In his essay, On the Character of a Modern European State, Michael
Oakeshott wrote of two modes of association known to Roman law, which may
assist in mapping this constitutional metamorphosis. Societas, in its pure
form, encompasses the ideal of disinterested rule-based partnership, and
universitas suggests focused leadership and directed purpose. In explicit
political terms, the former suggests the functioning of participative
practices and the workings of democratic institutions, while the latter
lays an emphasis on centralised government and teleological leadership - at
whose extreme lies totalitarianism. In theory, liberal democracy rests
somewhere in between these two ends of the spectrum.

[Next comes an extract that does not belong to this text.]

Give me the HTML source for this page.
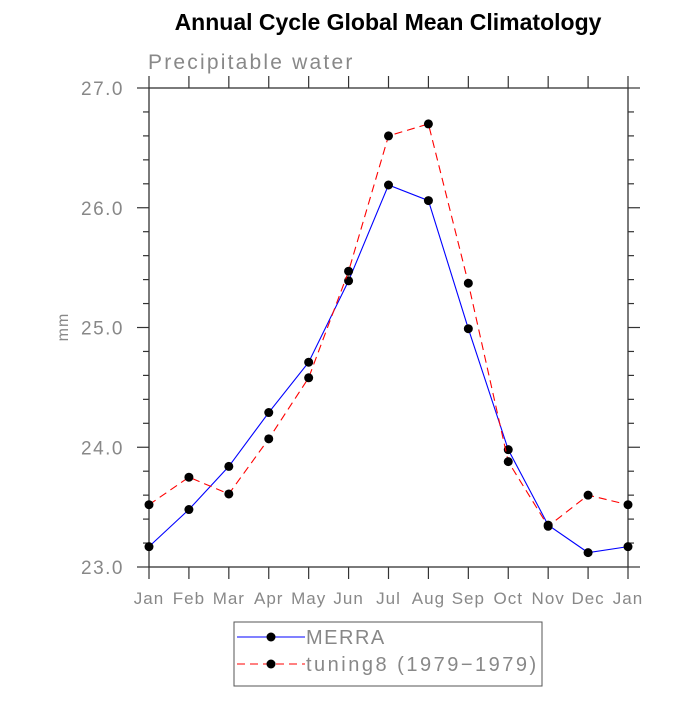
<!DOCTYPE html>
<html><head><meta charset="utf-8"><style>
body{margin:0;background:#fff}
svg text{font-family:"Liberation Sans",sans-serif}
</style></head><body>
<svg id="c" width="700" height="700" xmlns="http://www.w3.org/2000/svg">
<text x="388" y="30" text-anchor="middle" font-size="23" font-weight="bold">Annual Cycle Global Mean Climatology</text>
<text x="148" y="69" font-size="21" fill="#888" letter-spacing="2.2">Precipitable water</text>
<text transform="translate(68,327) rotate(-90)" text-anchor="middle" font-size="16" fill="#888" letter-spacing="1">mm</text>
<g id="axes"></g>
<g id="series"></g>
<g>
<rect x="234" y="622" width="308" height="64" fill="none" stroke="#555"/>
<g>
<line x1="237" y1="637" x2="305" y2="637" stroke="#00f"/><circle cx="271" cy="637" r="4.5" fill="#000"/>
<text x="306" y="644" font-size="20" fill="#888" letter-spacing="1.5">MERRA</text></g>
<g>
<line x1="237" y1="664" x2="305" y2="664" stroke="#f00" stroke-dasharray="8,5"/><circle cx="271" cy="664" r="4.5" fill="#000"/>
<text x="306" y="671" font-size="20" fill="#888" letter-spacing="2.5">tuning8 (1979−1979)</text></g>
</g>
</svg>
<script>
const months=["Jan","Feb","Mar","Apr","May","Jun","Jul","Aug","Sep","Oct","Nov","Dec","Jan"];
const merra=[23.17,23.48,23.84,24.29,24.71,25.39,26.19,26.06,24.99,23.98,23.35,23.12,23.17];
const tuning8=[23.52,23.75,23.61,24.07,24.58,25.47,26.60,26.70,25.37,23.88,23.34,23.60,23.52];
const yTicks=[23.0,24.0,25.0,26.0,27.0];
const NS="http://www.w3.org/2000/svg";
const L=149,R=628,T=88,B=567,y0=23,y1=27;
function X(i){return L+(R-L)*i/(months.length-1);}
function Y(v){return B-(B-T)*(v-y0)/(y1-y0);}
function mk(tag,a,p){const e=document.createElementNS(NS,tag);for(const k in a)e.setAttribute(k,a[k]);p.appendChild(e);return e;}
const ax=document.getElementById('axes');
const fr=mk('rect',{x:L,y:T,width:R-L,height:B-T,fill:'none',stroke:'#333','stroke-width':1.3},ax);


months.forEach((m,i)=>{const x=X(i);
mk('line',{x1:x,y1:B,x2:x,y2:B+12,stroke:'#333','stroke-width':1.2},ax);
mk('line',{x1:x,y1:T,x2:x,y2:T-12,stroke:'#333','stroke-width':1.2},ax);
const t=mk('text',{x:x,y:B+37,'text-anchor':'middle','font-size':17,fill:'#888','letter-spacing':1},ax);t.textContent=m;

});
for(let v=y0;v<=y1+1e-9;v+=0.2){const y=Y(v);const maj=Math.abs(v-Math.round(v))<1e-6;const len=maj?12:6;
mk('line',{x1:L,y1:y,x2:L-len,y2:y,stroke:'#333','stroke-width':1.2},ax);
mk('line',{x1:R,y1:y,x2:R+len,y2:y,stroke:'#333','stroke-width':1.2},ax);}
yTicks.forEach(v=>{const t=mk('text',{x:124,y:Y(v)+7,'text-anchor':'end','font-size':19,fill:'#888','letter-spacing':1.5},ax);t.textContent=v.toFixed(1);

});
const sg=document.getElementById('series');
function draw(data,color,dash,name){
const g=mk('g',{},sg);


const a={points:data.map((v,i)=>X(i)+','+Y(v)).join(' '),fill:'none',stroke:color,'stroke-width':1.1};if(dash)a['stroke-dasharray']=dash;
mk('polyline',a,g);
data.forEach((v,i)=>{const c=mk('circle',{cx:X(i),cy:Y(v),r:4.5,fill:'#000'},g);

});}
draw(merra,'#00f',null,'merra-series');
draw(tuning8,'#f00','8,5','tuning8-series');
</script>
</body></html>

In Britain, which lacks a formal separation of powers, notions of
reasonableness are crucial in coordinating the workings of the state. But
we are no longer dealing with a reasonable government. We are dealing with
one that is failing to respect traditional constitutional values of justice
and balance. This government believes less in participative democracy than
in governing as an exercise in domination. With each increasingly draconian
proposal, the home secretary removes a constitutional safeguard or gathers
more power into the executive. By placing the country on a permanent war
footing against "the other", we advance rapidly towards the polarity
expressed by universitas.
Shouldn't this government's strident moves towards corporatist, directorial
government give us pause? The time has surely come to formally delimit the
powers of the different actors - government, parliament and judiciary - in
the constitution. The home secretary relies on the fact that most of us are
not affected by his illiberal experiments to govern by way of the
exception. We remain docile in the face of his extraordinary measures
against those we are encouraged to consider as outcasts. But if he is
allowed to continue imposing measures unsuited to our liberal conception of
the state, how long will it be before we too become "the other"?